Looking at the specs for a pair of Apple in-ear headphones, I find this:
Impedance (at 100Hz): 23 ohms
Sensitivity (at 100Hz): 109 dB SPL/mW
109 dB is very loud - the CDC lists the permissible occupational exposure time at that level as under two minutes. So, unless you like it really loud, that would be a reasonable upper limit.
The calculation for voltage, using V^2/R = P, gives about 0.15V for a milliwatt into 23 ohms; assuming a sinusoidal input, the peak voltage at that RMS level is about 0.21V. That corresponds to an ADC output of about 43 using 5V as Aref. If all this is correct, then I'm not surprised that you read a peak of something like 25 from the ADC. I think that the voltage of the headphone output of a personal audio device is pretty low.
For this application, I'd recommend driving the analog input with an op-amp, powered from 5V and GND, with the signal capactively-coupled to the inverting input; biasing the inverting input at 2.5V, with either a high-impedance resistive divider, or a 2.5V reference IC and a high-value resistor, which will be less noisy; tying the non-inverting input to 2.5V, and picking the input and gain resistors to make it work - I think that's something of a trial and error effort. That'll give an ADC reading that swings back and forth around mid-scale, with a swing that's set by the op-amp circuit; you can use the differences between recent maxima and minima to decide whether the music is on. With the op-amp powered from the Arduino's own supply, you needn't worry that the analog input will swing outside the allowable range. You'll get wider swings with a rail-to-rail op amp than with a general purpose op-amp. And, of course, your op amp needs to operate at a supply of 5V.
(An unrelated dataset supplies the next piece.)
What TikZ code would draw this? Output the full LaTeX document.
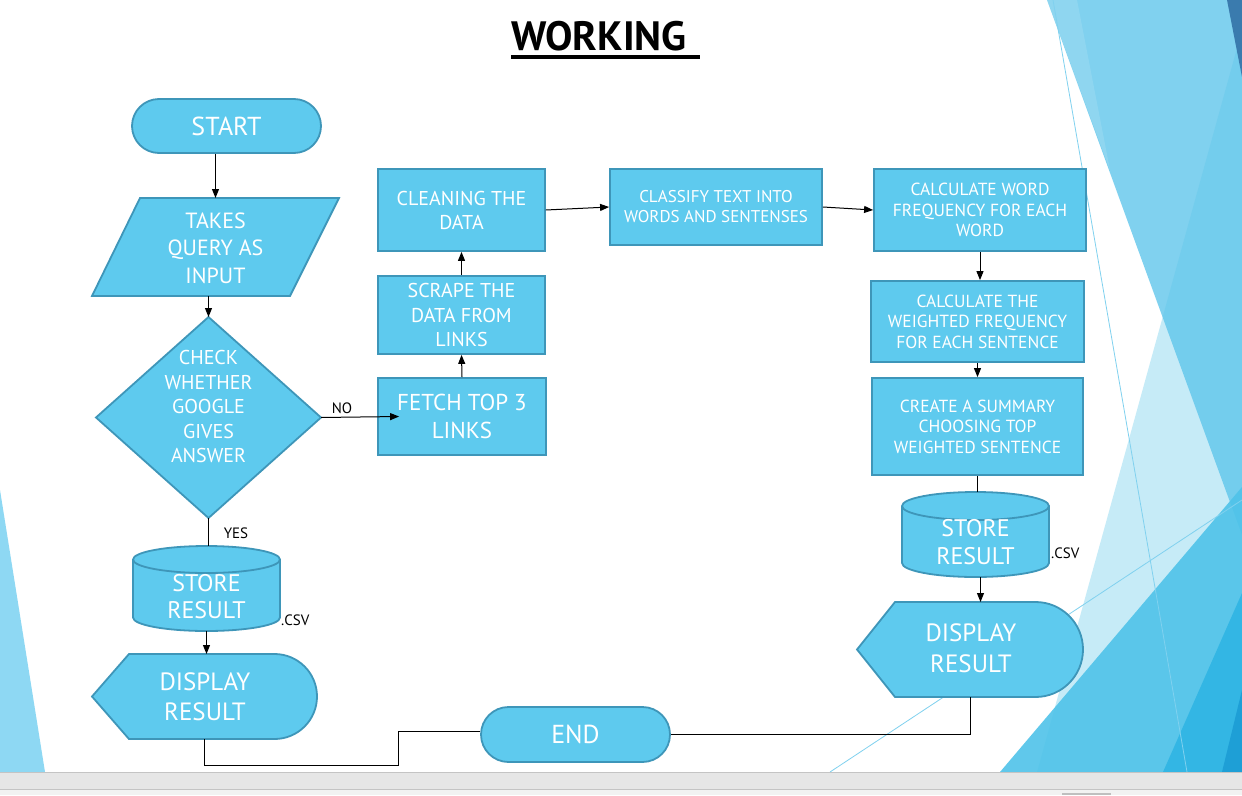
\documentclass[tikz,border=0pt]{standalone}
\usepackage{fontspec}
\setmainfont{PT Sans}
\usetikzlibrary{arrows.meta,calc}
\definecolor{boxfill}{HTML}{5ECAEE}
\definecolor{boxline}{HTML}{3E96B9}
\definecolor{decoA}{HTML}{80D1EF}
\definecolor{decoB}{HTML}{5DC6EA}
\definecolor{decoM}{HTML}{4FC3E9}
\definecolor{decoD}{HTML}{2AB3E3}
\definecolor{decoE}{HTML}{1E9FD6}
\definecolor{decoTop}{HTML}{3A7BAE}
\definecolor{decoLeft}{HTML}{8ED8F3}
\definecolor{barfill}{HTML}{E6E6E6}
\definecolor{barline}{HTML}{C4C4C4}
\newcommand\fsz[2]{\fontsize{#1pt}{#2pt}\selectfont}
\begin{document}
\begin{tikzpicture}[x=1pt,y=-1pt,
  shapebox/.style={fill=boxfill,draw=boxline,line width=1.8pt},
  procbox/.style={shapebox,text=white,align=center,inner sep=0pt},
  ghost/.style={inner sep=0pt,outer sep=0pt,draw=none,fill=none},
  txt/.style={text=white,align=center,inner sep=0pt},
  lbl/.style={text=black,inner sep=0pt,font=\fsz{15}{18}},
  conn/.style={draw=black,line width=1pt},
  arr/.style={conn,-{Triangle[length=9pt,width=7pt]}},
]
\useasboundingbox (0,0) rectangle (1242,795);
\fill[white] (0,0) rectangle (1242,795);
% decorative background
\fill[decoA] (1047,0) -- (1242,0) -- (1242,535) -- cycle;
\fill[white, opacity=0.12] (1047,0) -- (1077,0) -- (1110,170) -- cycle;
\fill[decoB, opacity=0.35] (1242,30) -- (1037,772) -- (1242,772) -- cycle;
\fill[decoM, opacity=0.9] (1000,772) -- (1242,487) -- (1242,772) -- cycle;
\fill[decoD, opacity=0.8] (1163,772) -- (1242,593) -- (1242,772) -- cycle;
\fill[decoE] (1222,772) -- (1242,690) -- (1242,772) -- cycle;
\fill[decoTop] (1227,0) -- (1242,0) -- (1242,77) -- cycle;
\draw[decoA, line width=0.8pt] (1053,0) -- (1187,772);
\draw[decoA, line width=0.8pt] (830,772) -- (1242,500);
\fill[decoLeft] (0,490) -- (45,772) -- (0,772) -- cycle;

% title
\node[font=\fsz{41}{45}\bfseries, anchor=base west, inner sep=0pt] (title) at (511,50) {WORKING};
\draw[line width=4pt] ($(title.base west)+(0,7)$) -- ($(title.base east)+(13,7)$);

% left column
\node[procbox, rounded corners=27pt, minimum width=189pt, minimum height=54pt, font=\fsz{26}{30}] (start) at (226.5,126) {START};

\node[ghost, minimum width=247pt, minimum height=98pt] (query) at (215.5,247) {};
\draw[shapebox] ([xshift=48pt]query.north west) -- (query.north east) -- ([xshift=-49pt]query.south east) -- (query.south west) -- cycle;
\node[txt, font=\fsz{22}{27.5}] (queryT) at (215.5,248) {TAKES\\QUERY AS\\INPUT};

\node[ghost, minimum width=225pt, minimum height=201pt] (check) at (208.5,417.5) {};
\draw[shapebox] (check.north) -- (check.east) -- (check.south) -- (check.west) -- cycle;
\node[txt, font=\fsz{20}{24.5}] (checkT) at (208.5,406.5) {CHECK\\WHETHER\\GOOGLE\\GIVES\\ANSWER};

\node[ghost, minimum width=147pt, minimum height=85pt] (storeL) at (206.5,588.5) {};
\draw[shapebox] ([yshift=-13.5pt]storeL.north west) -- ([yshift=13.5pt]storeL.south west)
  arc[start angle=180,end angle=360,x radius=73.5pt,y radius=13.5pt]
  -- ([yshift=-13.5pt]storeL.north east)
  arc[start angle=0,end angle=180,x radius=73.5pt,y radius=13.5pt] -- cycle;
\draw[shapebox, fill=none] ([yshift=-13.5pt]storeL.north west) arc[start angle=180,end angle=360,x radius=73.5pt,y radius=13.5pt];
\node[txt, font=\fsz{24}{27}] (storeLT) at (206.5,597) {STORE\\RESULT};
\node[lbl, anchor=west] (csvL) at (281,620) {.CSV};

\node[ghost, minimum width=225pt, minimum height=85pt] (dispL) at (204.5,696.5) {};
\draw[shapebox] (dispL.west) -- ([xshift=37pt]dispL.north west) -- ([xshift=-42.5pt]dispL.north east)
  arc[start angle=90,end angle=-90,radius=42.5pt] -- ([xshift=37pt]dispL.south west) -- cycle;
\node[txt, font=\fsz{25}{30}] (dispLT) at (205,697) {DISPLAY\\RESULT};

% middle
\node[procbox, minimum width=168pt, minimum height=77pt, font=\fsz{23}{28}] (fetch) at (462,416.5) {FETCH TOP 3\\LINKS};
\node[procbox, minimum width=167pt, minimum height=78pt, font=\fsz{20}{24.5}] (scrape) at (461.5,315) {SCRAPE THE\\DATA FROM\\LINKS};
\node[procbox, minimum width=167pt, minimum height=82pt, font=\fsz{20}{24}] (clean) at (461.5,210) {CLEANING THE\\DATA};
\node[procbox, minimum width=212pt, minimum height=76pt, font=\fsz{17}{20}] (classify) at (716,207) {CLASSIFY TEXT INTO\\WORDS AND SENTENSES};

% right column
\node[procbox, minimum width=212pt, minimum height=82pt, font=\fsz{17.5}{20.5}] (wordfreq) at (980,210) {CALCULATE WORD\\FREQUENCY FOR EACH\\WORD};
\node[procbox, minimum width=213pt, minimum height=81pt, font=\fsz{17.5}{20.5}] (weighted) at (977.5,321.5) {CALCULATE THE\\WEIGHTED FREQUENCY\\FOR EACH SENTENCE};
\node[procbox, minimum width=211pt, minimum height=97pt, font=\fsz{17.5}{20.5}] (summary) at (977.5,426.5) {CREATE A SUMMARY\\CHOOSING TOP\\WEIGHTED SENTENCE};

\node[ghost, minimum width=147pt, minimum height=85pt] (storeR) at (975.5,534.5) {};
\draw[shapebox] ([yshift=-14pt]storeR.north west) -- ([yshift=14pt]storeR.south west)
  arc[start angle=180,end angle=360,x radius=73.5pt,y radius=14pt]
  -- ([yshift=-14pt]storeR.north east)
  arc[start angle=0,end angle=180,x radius=73.5pt,y radius=14pt] -- cycle;
\draw[shapebox, fill=none] ([yshift=-14pt]storeR.north west) arc[start angle=180,end angle=360,x radius=73.5pt,y radius=14pt];
\node[txt, font=\fsz{24}{28}] (storeRT) at (975.5,542) {STORE\\RESULT};
\node[lbl, anchor=west] (csvR) at (1051,553) {.CSV};

\node[ghost, minimum width=226pt, minimum height=95pt] (dispR) at (970,649.5) {};
\draw[shapebox] (dispR.west) -- ([xshift=38pt]dispR.north west) -- ([xshift=-47.5pt]dispR.north east)
  arc[start angle=90,end angle=-90,radius=47.5pt] -- ([xshift=38pt]dispR.south west) -- cycle;
\node[txt, font=\fsz{25}{31}] (dispRT) at (971,648.5) {DISPLAY\\RESULT};

\node[procbox, rounded corners=27.5pt, minimum width=189pt, minimum height=55pt, font=\fsz{26}{30}] (endn) at (575.5,734.5) {END};

% connectors
\draw[arr] (query.north |- start.south) -- (query.north);
\draw[arr] (check.north |- query.south) -- (check.north);
\draw[arr] (check.east) -- ($(fetch.west)+(22,0)$);
\node[lbl] (no) at (342,408) {NO};
\draw[conn] (check.south) -- (check.south |- storeL.north);
\node[lbl] (yes) at (236,533) {YES};
\draw[arr] (storeL.south) -- (storeL.south |- dispL.north);
\coordinate (j1) at (398,765);
\coordinate (j2) at (398,731);
\draw[conn] (dispL.south) |- (j1) -- (j2) -- (j2 -| endn.west);
\draw[arr] (fetch.north) -- (scrape.south);
\draw[arr] (scrape.north) -- (clean.south);
\draw[arr] (clean.east) -- (classify.west);
\draw[arr] (classify.east) -- (wordfreq.west);
\draw[arr] (wordfreq.south) -- (wordfreq.south |- weighted.north);
\draw[arr] (weighted.south) -- (weighted.south |- summary.north);
\draw[conn] (summary.south) -- (summary.south |- storeR.north);
\draw[arr] ([xshift=5pt]storeR.south) -- ([xshift=5pt]storeR.south |- dispR.north);
\draw[conn] (dispR.south) |- (endn.east);

% bottom bar
\fill[barfill] (0,772) rectangle (1242,789);
\draw[barline, line width=1pt] (0,772.5) -- (1242,772.5);
\draw[barline, line width=1pt] (0,789.5) -- (1242,789.5);
\fill[black!5] (0,790) rectangle (1242,795);
\fill[black!25] (1062,793) rectangle (1111,795);
\end{tikzpicture}
\end{document}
A series resistor between the headphones and the input capacitor will help protect the circuit from unexpected excursions on the input. A couple of signal diodes in parallel would limit excursions to about 0.7V at the capacitor - I'd test that, though, to make sure that they don't give you noticable distortion on the signal at the listening levels you like.
Google "op amp" "single supply" to see some a lot of representative circuits. If op-amps aren't your forte, well, you'll want to learn to use them if you hope to play with audio interfaces.
Some warnings:
- The dynamic range of music content is huge - a reasonable expectation of the range might be 60 dB, making the input voltage vary by a factor of 1,000. It's unlikely that you'll be able to detect soft passages with any reliability. You can alleviate this by setting the op-amp gain really high, and letting it clip for louder passages; and by requiring a considerable delay before you decide that there's no music. You don't really care that the analog input is accurate.
- The headphones seem to load the output considerably - you read nothing with them connected, and 25 or so without them. The circuit is more likely to detect music when the headphones are disconnected.
Finally - I don't see that the capacitor and resistor in parallel with the input are helping anything. They'll just reduce the signal, though - if their values aren't too unreasonable - not by much.